Maricopa County Treasurer John Allen and his chief of staff, Jordan Dale, presented the treasurer’s FY27 budget and highlighted several fiscal and operational issues including a large volume of stale checks and plans to reduce mailing waste.
Dale told supervisors the office expects a carryforward of roughly $150,000 for implementing work related to the Casimir court decision and that about $60.5 million in checks remain uncashed. Allen explained that those amounts are drawn as checks and therefore not under daily county control until claimants seek reissuance via board approvals. He said county and school distributions must be returned in the same parcel ratios when checks lapse, and that the office is processing outstanding claimant requests through November 2026.
On operations, the treasurer noted personnel are the largest cost driver (about 75% of operating costs) and highlighted mailing volumes and costs for tax bills and delinquent notices. He described a pilot AI tool the office calls “Cogability” to identify undeliverable addresses and said initial testing has shown about a 93% internal correction rate, though the office said the technology has not yet been fully validated against real‑world results.

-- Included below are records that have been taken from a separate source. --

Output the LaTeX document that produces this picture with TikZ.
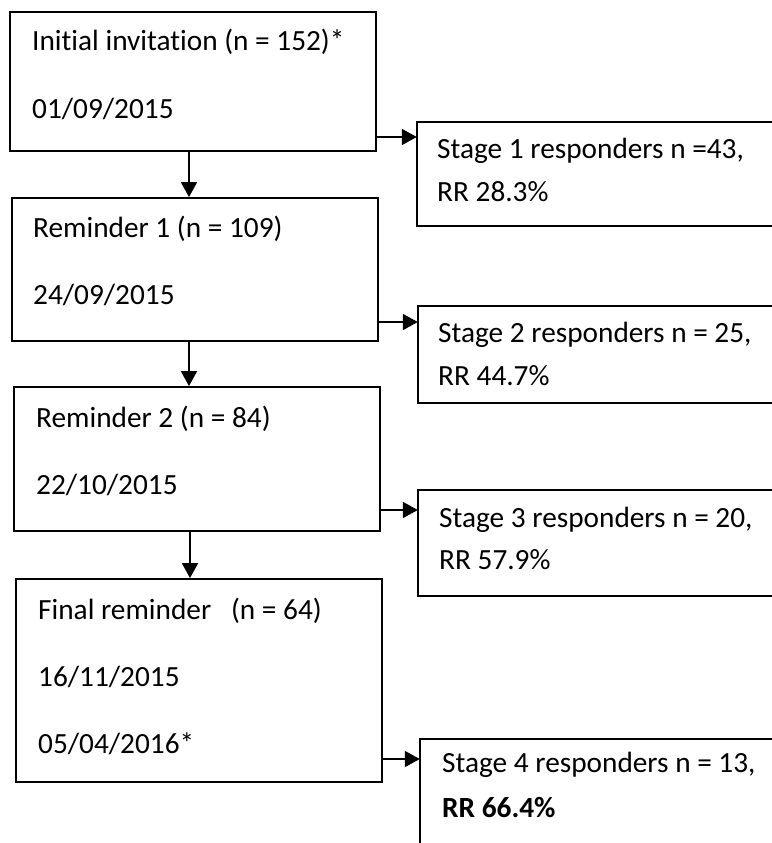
\documentclass[tikz,border=0pt]{standalone}
\usepackage{fontspec}
\setmainfont[Ligatures={NoCommon}]{Carlito}
\usetikzlibrary{arrows.meta}
\begin{document}
\begin{tikzpicture}[x=1pt,y=-1pt,
  box/.style={draw, line width=1.8pt, rectangle, inner sep=0pt},
  stg/.style={rectangle, inner sep=0pt},
  txt/.style={anchor=base west, inner sep=0pt, font=\fontsize{29.3}{34}\selectfont},
  arr/.style={line width=1.8pt, -{Triangle[length=15pt,width=16pt]}},
  openbox/.style={line width=1.5pt}]
\useasboundingbox (0,0) rectangle (771,843);

% left boxes
\node[box, minimum width=366pt, minimum height=139pt] (b1) at (193,81.5) {};
\node[box, minimum width=366pt, minimum height=143pt] (b2) at (195,269.5) {};
\node[box, minimum width=366pt, minimum height=144pt] (b3) at (197,459) {};
\node[box, minimum width=366pt, minimum height=203pt] (b4) at (199,680.5) {};

% stage boxes (open on the right)
\node[stg, minimum width=356pt, minimum height=104pt] (s1) at (595,174) {};
\node[stg, minimum width=356pt, minimum height=97pt] (s2) at (596,354.5) {};
\node[stg, minimum width=356pt, minimum height=106pt] (s3) at (596,543) {};
\node[stg, minimum width=354pt, minimum height=120pt] (s4) at (597,799) {};
\draw[openbox] (s1.north east) -- (s1.north west) -- (s1.south west) -- (s1.south east);
\draw[openbox] (s2.north east) -- (s2.north west) -- (s2.south west) -- (s2.south east);
\draw[openbox] (s3.north east) -- (s3.north west) -- (s3.south west) -- (s3.south east);
\draw[openbox] (s4.north east) -- (s4.north west) -- (s4.south west);

% texts
\node[txt] (b1a) at (32,51) {Initial invitation (n = 152)*};
\node[txt] (b1b) at (32,118) {01/09/2015};
\node[txt] (b2a) at (33,237) {Reminder 1 (n = 109)};
\node[txt] (b2b) at (33,304) {24/09/2015};
\node[txt] (b3a) at (36,427) {Reminder 2 (n = 84)};
\node[txt] (b3b) at (36,494) {22/10/2015};
\node[txt] (b4a) at (38,619) {Final reminder \ \ (n = 64)};
\node[txt] (b4b) at (38,686) {16/11/2015};
\node[txt] (b4c) at (38,753) {05/04/2016*};

\node[txt] (s1a) at (437,158) {Stage 1 responders n =43,};
\node[txt] (s1b) at (437,201) {RR 28.3\%};
\node[txt] (s2a) at (438,342) {Stage 2 responders n = 25,};
\node[txt] (s2b) at (438,385) {RR 44.7\%};
\node[txt] (s3a) at (439,527) {Stage 3 responders n = 20,};
\node[txt] (s3b) at (439,569) {RR 57.9\%};
\node[txt] (s4a) at (442,772) {Stage 4 responders n = 13,};
\node[txt, font=\fontsize{29.3}{34}\selectfont\bfseries] (s4b) at (442,817) {RR 66.4\%};

% down arrows
\draw[arr] (189,0 |- b1.south) -- (189,0 |- b2.north);
\draw[arr] (189,0 |- b2.south) -- (189,0 |- b3.north);
\draw[arr] (190,0 |- b3.south) -- (190,0 |- b4.north);

% right arrows
\draw[arr] (b1.east |- 0,137) -- (s1.west |- 0,137);
\draw[arr] (b2.east |- 0,322) -- (s2.west |- 0,322);
\draw[arr] (b3.east |- 0,510) -- (s3.west |- 0,510);
\draw[arr] (b4.east |- 0,759) -- (s4.west |- 0,759);
\end{tikzpicture}
\end{document}
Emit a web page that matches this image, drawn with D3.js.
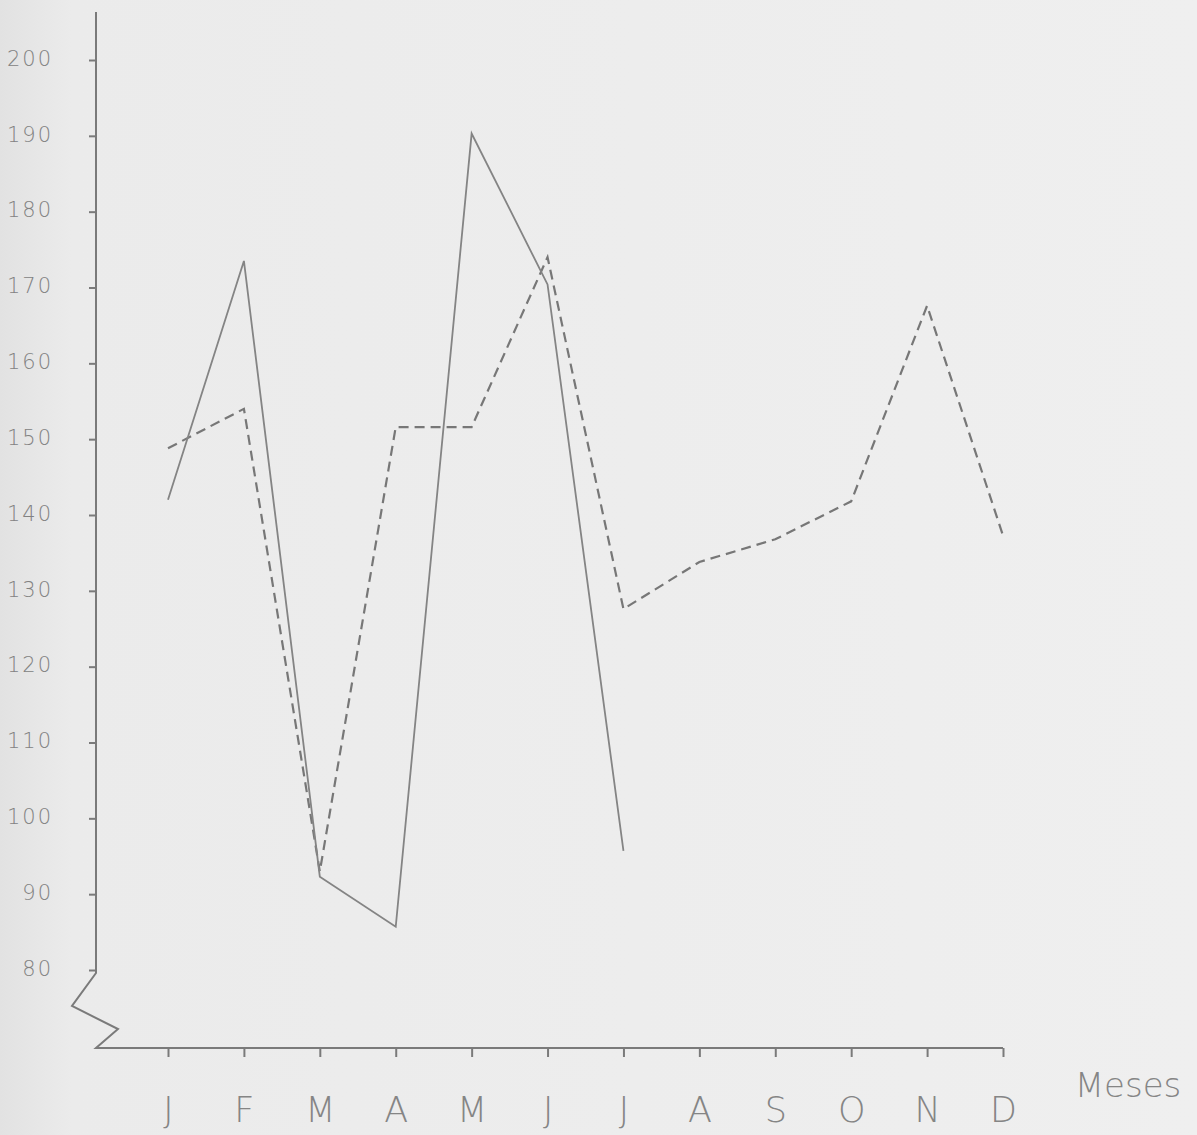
<!DOCTYPE html>
<html>
<head>
<meta charset="utf-8">
<script src="https://cdnjs.cloudflare.com/ajax/libs/d3/7.8.5/d3.min.js"></script>
<style>
  body { margin: 0; background: #ededed; }
  svg { display: block; }
</style>
</head>
<body>
<div id="chart"></div>
<script>
var months = ["J", "F", "M", "A", "M", "J", "J", "A", "S", "O", "N", "D"];
var yTicks = [80, 90, 100, 110, 120, 130, 140, 150, 160, 170, 180, 190, 200];
// solid line, January to July only
var solidValues = [142, 173.5, 92.3, 85.7, 190.3, 170.4, 95.7];
// dashed line, whole year
var dashedValues = [148.8, 154, 93, 151.6, 151.6, 174, 127.6, 133.8, 136.8, 141.8, 167.6, 137.3];

var width = 1197, height = 1135;

var svg = d3.select("#chart").append("svg")
    .attr("width", width)
    .attr("height", height);

// paper, a little darker toward the left edge
var grad = svg.append("defs").append("linearGradient")
    .attr("id", "paper");
grad.append("stop").attr("offset", "0").attr("stop-color", "#e2e2e2");
grad.append("stop").attr("offset", "0.06").attr("stop-color", "#ebebeb");
grad.append("stop").attr("offset", "1").attr("stop-color", "#efefef");
svg.append("rect")
    .attr("width", width)
    .attr("height", height)
    .attr("fill", "url(#paper)");

var x = d3.scalePoint()
    .domain(d3.range(months.length))
    .range([168, 1003]);

var y = d3.scaleLinear()
    .domain([80, 200])
    .range([970, 60]);

var ink = "#7a7a7a";
var axisX0 = 96, axisY = 1048;

// y axis with the small ticks to its left
var yAxis = svg.append("g")
    .attr("transform", "translate(" + axisX0 + ",0)")
    .call(d3.axisLeft(y).tickValues(yTicks).tickSize(7).tickPadding(44).tickFormat(d3.format("d")));
yAxis.select(".domain").remove();
yAxis.selectAll(".tick line").attr("stroke", ink).attr("stroke-width", 2);
yAxis.selectAll(".tick text")
    .attr("x", -43)
    .attr("dy", "0.25em")
    .attr("fill", "#828282")
    .style("font-family", "'DejaVu Sans', sans-serif")
    .style("font-weight", "200")
    .style("font-size", "21px")
    .style("letter-spacing", "2px");

// axis line, broken with a zigzag below 80
svg.append("path")
    .attr("d", d3.line()([[axisX0, 12], [axisX0, y(80) + 3], [72, 1006], [118, 1029], [axisX0, axisY], [1003, axisY]]))
    .attr("fill", "none")
    .attr("stroke", ink)
    .attr("stroke-width", 2);

// x axis ticks and month labels
var xAxis = svg.append("g")
    .attr("transform", "translate(0," + axisY + ")")
    .call(d3.axisBottom(x).tickSize(9).tickPadding(40).tickFormat(function (i) { return months[i]; }));
xAxis.select(".domain").remove();
xAxis.selectAll(".tick line").attr("stroke", ink).attr("stroke-width", 2);
xAxis.selectAll(".tick text")
    .attr("fill", "#858585")
    .style("font-family", "'DejaVu Sans', sans-serif")
    .style("font-weight", "200")
    .style("font-size", "35px");

svg.append("text")
    .attr("x", 1128)
    .attr("y", 1097)
    .attr("text-anchor", "middle")
    .attr("fill", "#858585")
    .style("font-family", "'DejaVu Sans', sans-serif")
    .style("font-weight", "200")
    .style("font-size", "34px")
    .text("Meses");

var line = d3.line()
    .x(function (d, i) { return x(i); })
    .y(function (d) { return y(d); });

svg.append("path")
    .datum(dashedValues)
    .attr("d", line)
    .attr("fill", "none")
    .attr("stroke", "#777")
    .attr("stroke-width", 2.2)
    .attr("stroke-dasharray", "10,6");

svg.append("path")
    .datum(solidValues)
    .attr("d", line)
    .attr("fill", "none")
    .attr("stroke", "#848484")
    .attr("stroke-width", 1.8);
</script>
</body>
</html>
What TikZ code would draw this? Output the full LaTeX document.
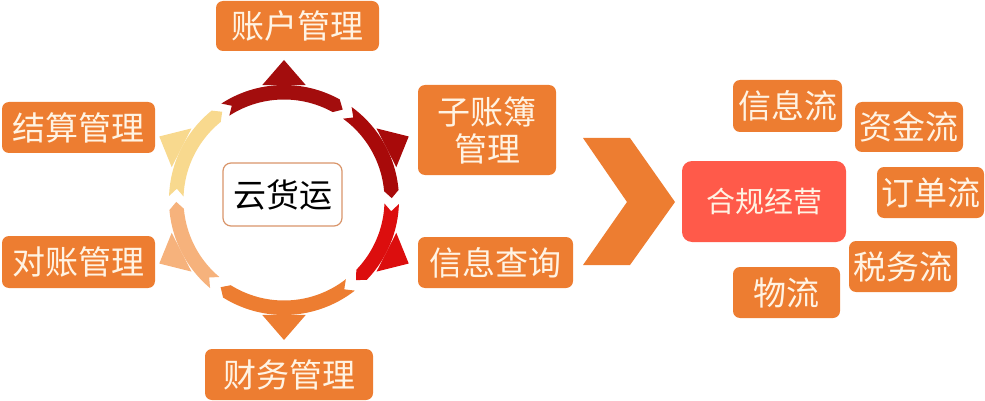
\documentclass[tikz,border=0pt]{standalone}
\usepackage{fontspec}
\newfontfamily\cjk{Noto Sans CJK SC}
\definecolor{boxorange}{HTML}{ED7D31}
\definecolor{boxtext}{HTML}{FFF3E3}
\definecolor{redbox}{HTML}{FF5A4A}
\definecolor{segA}{HTML}{A30D0D}
\definecolor{segB}{HTML}{A80A0A}
\definecolor{segC}{HTML}{DC0E0E}
\definecolor{segD}{HTML}{ED7D31}
\definecolor{segE}{HTML}{F6B27C}
\definecolor{segF}{HTML}{F8D98E}
\definecolor{hubline}{HTML}{D9956A}
\newcommand\ringseg[3]{%
  \pgfmathsetmacro\sa{#1}\pgfmathsetmacro\sb{#2+4}%
  \pgfmathsetmacro\sn{#1-4}%
  \fill[#3] plot[domain=\sa:\sb, samples=30] ({\cx+\ro*cos(\x)},{\cy-\ro*sin(\x)})
    -- ({\cx+\rmid*cos(#2)},{\cy-\rmid*sin(#2)})
    -- plot[domain=\sb:\sa, samples=30] ({\cx+\ri*cos(\x)},{\cy-\ri*sin(\x)})
    -- ({\cx+\rmid*cos(\sn)},{\cy-\rmid*sin(\sn)}) -- cycle;}
\newcommand\ringtri[2]{%
  \fill[#2] ({\cx+117*cos(#1+10.7)},{\cy-117*sin(#1+10.7)})
    -- ({\cx+140*cos(#1)},{\cy-140*sin(#1)})
    -- ({\cx+117*cos(#1-10.7)},{\cy-117*sin(#1-10.7)}) -- cycle;}
\begin{document}
\begin{tikzpicture}[x=1pt,y=-1pt,
  box/.style={fill=boxorange, rounded corners=7pt, inner sep=0pt, text=boxtext,
    font=\cjk\fontsize{33}{37}\selectfont, align=center},
  hub/.style={draw=hubline, line width=1.2pt, fill=white, rounded corners=8pt,
    inner sep=0pt, text=black, font=\cjk\fontsize{33}{37}\selectfont},
  goal/.style={fill=redbox, rounded corners=10pt, inner sep=0pt, text=boxtext,
    font=\cjk\fontsize{29}{34}\selectfont}]
\useasboundingbox (0,0) rectangle (985,401);
\def\cx{284}\def\cy{200}\def\ro{115}\def\ri{100.5}\def\rmid{107.75}
% ring segments (clockwise)
\ringseg{123}{57}{segA}
\ringseg{54}{1}{segB}
\ringseg{-2}{-48}{segC}
\ringseg{-52}{-126}{segD}
\ringseg{-130}{-179}{segE}
\ringseg{178}{125}{segF}
% outward triangles
\ringtri{90}{segA}
\ringtri{27}{segB}
\ringtri{-27}{segC}
\ringtri{-90}{segD}
\ringtri{-153}{segE}
\ringtri{153}{segF}
% hub
\node[hub, minimum width=119pt, minimum height=63pt] (hub) at (282.5,194.5) {云货运};
% surrounding boxes
\node[box, minimum width=163pt, minimum height=50pt] (zh) at (297.5,26) {账户管理};
\node[box, minimum width=153pt, minimum height=51pt] (js) at (78.5,127.5) {结算管理};
\node[box, minimum width=153pt, minimum height=52pt] (dz) at (78.5,262) {对账管理};
\node[box, minimum width=168pt, minimum height=51pt] (cw) at (289,374.5) {财务管理};
\node[box, minimum width=138pt, minimum height=90pt] (zz) at (487,130) {子账簿\\管理};
\node[box, minimum width=155pt, minimum height=51pt] (xx) at (495.5,262.5) {信息查询};
% chevron
\fill[boxorange] (583,138) -- (630,138) -- (675,202) -- (630,265) -- (583,265) -- (627,202) -- cycle;
% goal
\node[goal, minimum width=164pt, minimum height=81pt] (hg) at (764,201.5) {合规经营};
\node[box, minimum width=109pt, minimum height=52pt] (f1) at (787.5,106) {信息流};
\node[box, minimum width=108pt, minimum height=50pt] (f2) at (909,127) {资金流};
\node[box, minimum width=107pt, minimum height=51pt] (f3) at (930.5,192.5) {订单流};
\node[box, minimum width=108pt, minimum height=51pt] (f4) at (903,266.5) {税务流};
\node[box, minimum width=107pt, minimum height=51pt] (f5) at (786.5,292.5) {物流};
\end{tikzpicture}
\end{document}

Board members asked whether the stale funds are invested and how distributions will flow after lapse; treasurer staff said the amounts are encumbered by issued checks and not available to invest. Supervisors also pressed for clearer materials in advance of presentations; several noted the treasurer’s materials arrived late.
Next steps: the treasurer will provide follow‑up material on the Casimir carryforward accounting and on the AI pilot's validation plan.